Equally, as has already been mentioned, areas of high need have in my experience always been in inner cities, where it has been difficult for some people to register with a GP. We know that attendance at A&E departments has become extremely high in some areas—almost unsustainably so—and I want to ask how the amendment will address that too.
There are also families who are placed by local authorities in temporary accommodation in other areas. Currently, a local authority is responsible for such a family—for example, social services or family support may be involved with the children. However, if that family is placed in another borough way out of the catchment area, I am not sure who their GP will be. Perhaps the Minister can respond to that as well and say how that would work with a local authority having responsibility for a family placed well outside the area. Would that family still be able to get support by going on to a GP list in the new area? Would that connection be made? Over the years we have worked very hard to make sure that social care, healthcare and local authorities all work together in partnership. Perhaps we could have an explanation of how it is going to work when families with very high needs are spread around.

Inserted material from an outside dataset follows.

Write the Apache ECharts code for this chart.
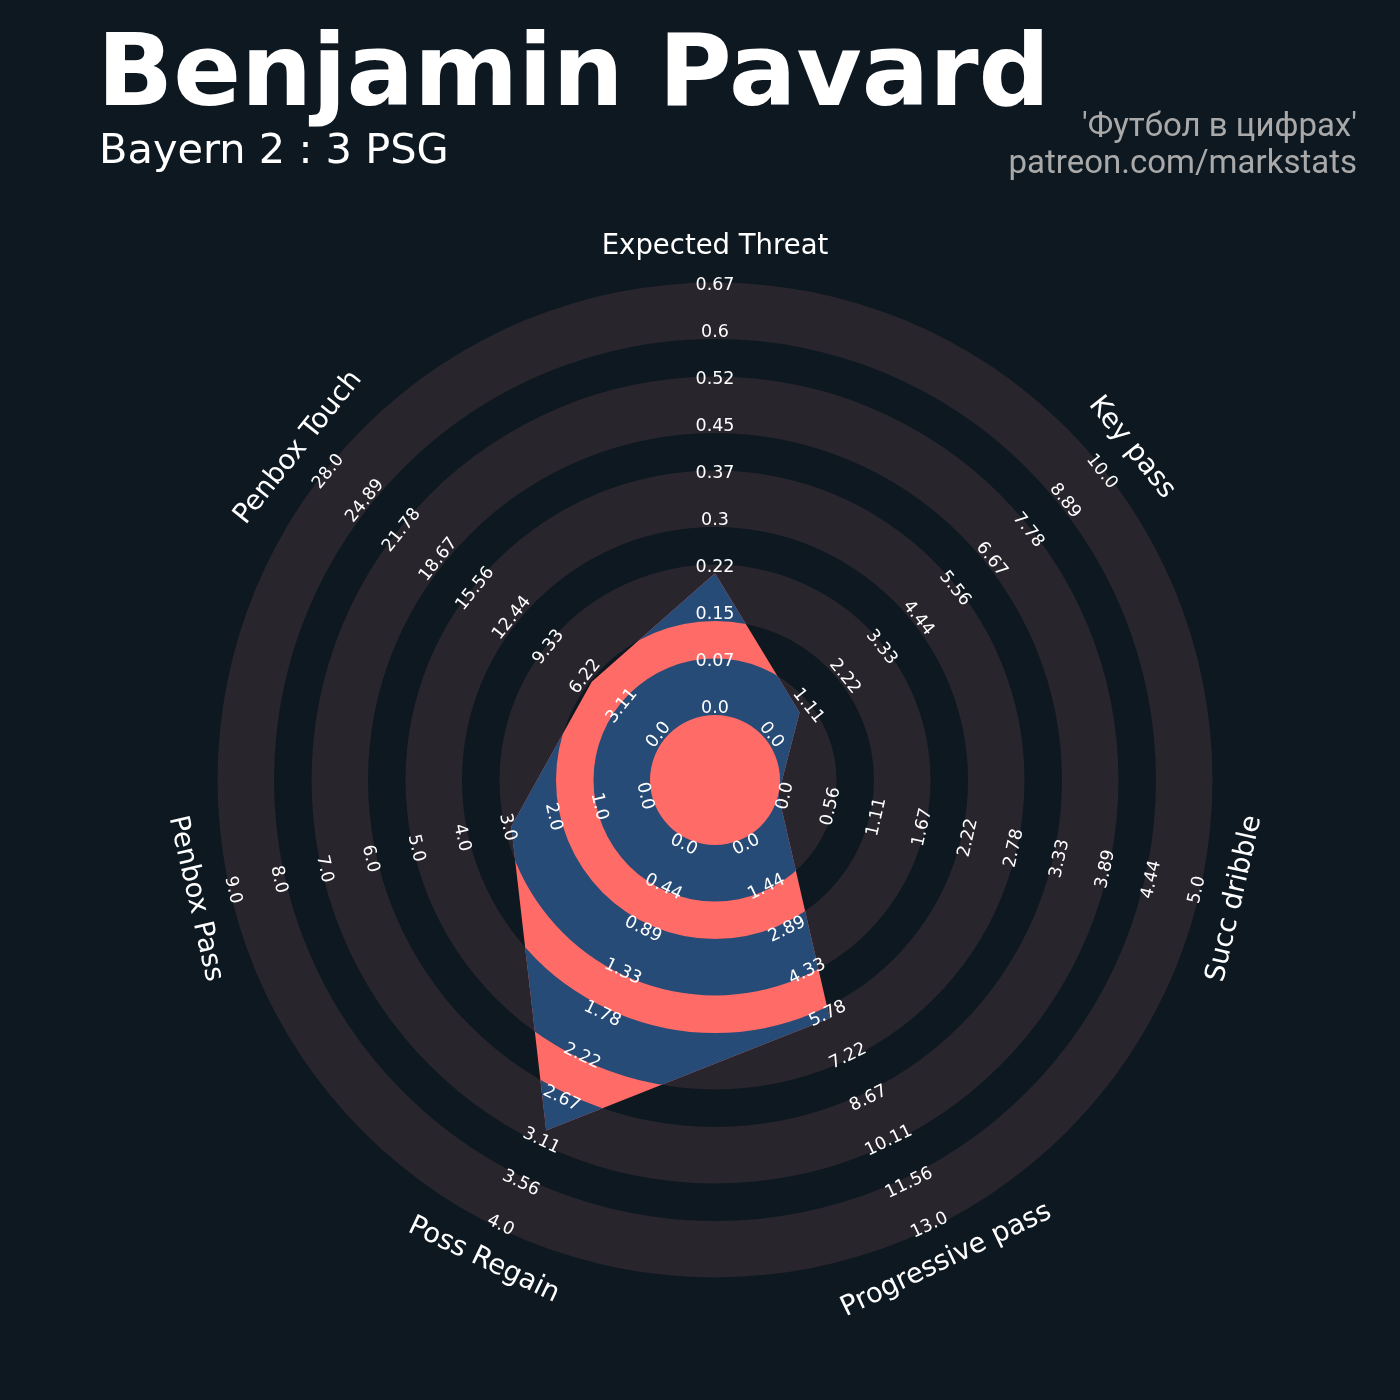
<!DOCTYPE html>
<html>
<head>
<meta charset="utf-8">
<script src="https://cdn.jsdelivr.net/npm/echarts@6.0.0/dist/echarts.min.js"></script>
<style>
  html, body { margin: 0; padding: 0; background: #0e1821; }
  #main { width: 1400px; height: 1400px; }
</style>
</head>
<body>
<div id="main"></div>
<script>
// radar data
const params = ['Expected Threat', 'Key pass', 'Succ dribble', 'Progressive pass', 'Poss Regain', 'Penbox Pass', 'Penbox Touch'];
const values = [0.22, 1.0, 0.0, 6.0, 3.0, 3.0, 6.0];
const lowValues = [0, 0, 0, 0, 0, 0, 0];
const highValues = [0.67, 10.0, 5.0, 13.0, 4.0, 9.0, 28.0];
const rangeLabels = [
  ['0.0', '0.07', '0.15', '0.22', '0.3', '0.37', '0.45', '0.52', '0.6', '0.67'],
  ['0.0', '1.11', '2.22', '3.33', '4.44', '5.56', '6.67', '7.78', '8.89', '10.0'],
  ['0.0', '0.56', '1.11', '1.67', '2.22', '2.78', '3.33', '3.89', '4.44', '5.0'],
  ['0.0', '1.44', '2.89', '4.33', '5.78', '7.22', '8.67', '10.11', '11.56', '13.0'],
  ['0.0', '0.44', '0.89', '1.33', '1.78', '2.22', '2.67', '3.11', '3.56', '4.0'],
  ['0.0', '1.0', '2.0', '3.0', '4.0', '5.0', '6.0', '7.0', '8.0', '9.0'],
  ['0.0', '3.11', '6.22', '9.33', '12.44', '15.56', '18.67', '21.78', '24.89', '28.0']
];

const BG = '#0e1821';
const RING = '#28252c';
const RED = '#ff6b67';
const BLUE = '#264b77';

const N = params.length;
// radius axis works in 0..1 (min value -> edge of centre circle, max -> outer edge)
const SPAN = 432;            // px between centre circle and outer edge
const CENTER_R = 65 / SPAN;  // centre circle, in axis units
const ringStarts = [0, 94, 188, 282, 376].map(v => v / SPAN);
const ringWidth = 56.5 / SPAN;

const norm = values.map((v, i) => (v - lowValues[i]) / (highValues[i] - lowValues[i]));

function geom(p, api) {
  const cx = p.coordSys.cx, cy = p.coordSys.cy;
  const rad = v => {
    const pt = api.coord([v, 0]);
    return Math.hypot(pt[0] - cx, pt[1] - cy);
  };
  return { cx, cy, rad };
}

// keep text readable, same as the python radar
function textRot(i) {
  let rot = i * 360 / N;
  if (rot > 180) rot -= 360;
  if (rot > 90) rot -= 180;
  if (rot < -90) rot += 180;
  return -rot * Math.PI / 180;
}

const chart = echarts.init(document.getElementById('main'));

chart.setOption({
  backgroundColor: BG,
  animation: false,
  polar: { center: [715, 780], radius: 497 },
  angleAxis: { type: 'value', min: 0, max: N, startAngle: 90, clockwise: true, show: false },
  radiusAxis: { type: 'value', min: -CENTER_R, max: 1, show: false },
  graphic: [
    { type: 'text', x: 97, y: 79, style: { text: 'Benjamin Pavard', fill: '#ffffff', font: 'bold 100px "DejaVu Sans"', align: 'left', verticalAlign: 'middle' } },
    { type: 'text', x: 99, y: 152, style: { text: 'Bayern 2 : 3 PSG', fill: '#ffffff', font: '41.5px "DejaVu Sans"', align: 'left', verticalAlign: 'middle' } },
    { type: 'text', x: 1357, y: 128, style: { text: "'Футбол в цифрах'", fill: '#a9a9a9', font: '33px Roboto', align: 'right', verticalAlign: 'middle' } },
    { type: 'text', x: 1357, y: 165, style: { text: 'patreon.com/markstats', fill: '#a9a9a9', font: '33px Roboto', align: 'right', verticalAlign: 'middle' } }
  ],
  series: [
    {
      // grey rings in the background
      type: 'custom',
      coordinateSystem: 'polar',
      silent: true,
      z: 1,
      data: ringStarts.map(r => [r, 0]),
      renderItem: function (p, api) {
        const g = geom(p, api);
        const r0 = api.value(0);
        return {
          type: 'ring',
          shape: { cx: g.cx, cy: g.cy, r0: g.rad(r0), r: g.rad(r0 + ringWidth) },
          style: { fill: RING }
        };
      }
    },
    {
      // radar polygon + rings clipped to it
      type: 'custom',
      coordinateSystem: 'polar',
      silent: true,
      z: 2,
      data: [[0, 0]],
      renderItem: function (p, api) {
        const g = geom(p, api);
        const pts = norm.map((v, i) => api.coord([v, i]));
        const children = [
          { type: 'polygon', shape: { points: pts }, style: { fill: RED } },
          { type: 'circle', shape: { cx: g.cx, cy: g.cy, r: g.rad(0) }, style: { fill: RED } }
        ];
        ringStarts.forEach(r0 => {
          children.push({
            type: 'ring',
            shape: { cx: g.cx, cy: g.cy, r0: g.rad(r0), r: g.rad(r0 + ringWidth) },
            style: { fill: BLUE },
            clipPath: { type: 'polygon', shape: { points: pts } }
          });
        });
        return { type: 'group', children: children };
      }
    },
    {
      // range labels and parameter names
      type: 'custom',
      coordinateSystem: 'polar',
      silent: true,
      z: 5,
      data: params.map((_, i) => [0, i]),
      renderItem: function (p, api) {
        const i = api.value(1);
        const rot = textRot(i);
        const children = rangeLabels[i].map((t, k) => {
          const pos = (7 + k * (429.5 - 7) / 9) / SPAN;
          const pt = api.coord([pos, i]);
          return {
            type: 'text', x: pt[0], y: pt[1], rotation: rot,
            style: { text: t, fill: '#ffffff', font: '17.5px "DejaVu Sans"', align: 'center', verticalAlign: 'middle' }
          };
        });
        const lp = api.coord([468 / SPAN, i]);
        children.push({
          type: 'text', x: lp[0], y: lp[1], rotation: rot,
          style: { text: params[i], fill: '#ffffff', font: '27.5px "DejaVu Sans"', align: 'center', verticalAlign: 'middle' }
        });
        return { type: 'group', children: children };
      }
    }
  ]
});
</script>
</body>
</html>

My Lords, your Lordships will have realised by now that I am basically a simple-minded soul. I am struggling to discover what this issue is but it seems to come down to one specific point: do clinical commissioning groups have the same responsibilities as primary care trusts for planning services for all the people that they think live in their area? That is the core question. Do they have an area base—I dare to risk upsetting my noble friend—for their activities? I understand that it has been decreed that no practice can be part of two clinical commissioning groups; they cannot overlap and have to be distinct and separate. In a sense they are the same as primary care trusts. Do they have a responsibility to plan and provide services for all the people known to be in that area? The rest of this is all peripheral. I require services from the NHS both in London and at home in Essex, and I normally get them. But people in Westminster, where my flat is, know perfectly well that there are lots of second homes in Westminster, and presumably the health authorities and primary care trusts know that as well and plan on that basis. It is a simple question: does somebody have a responsibility to plan and provide services for all the people in their area? Yes or no?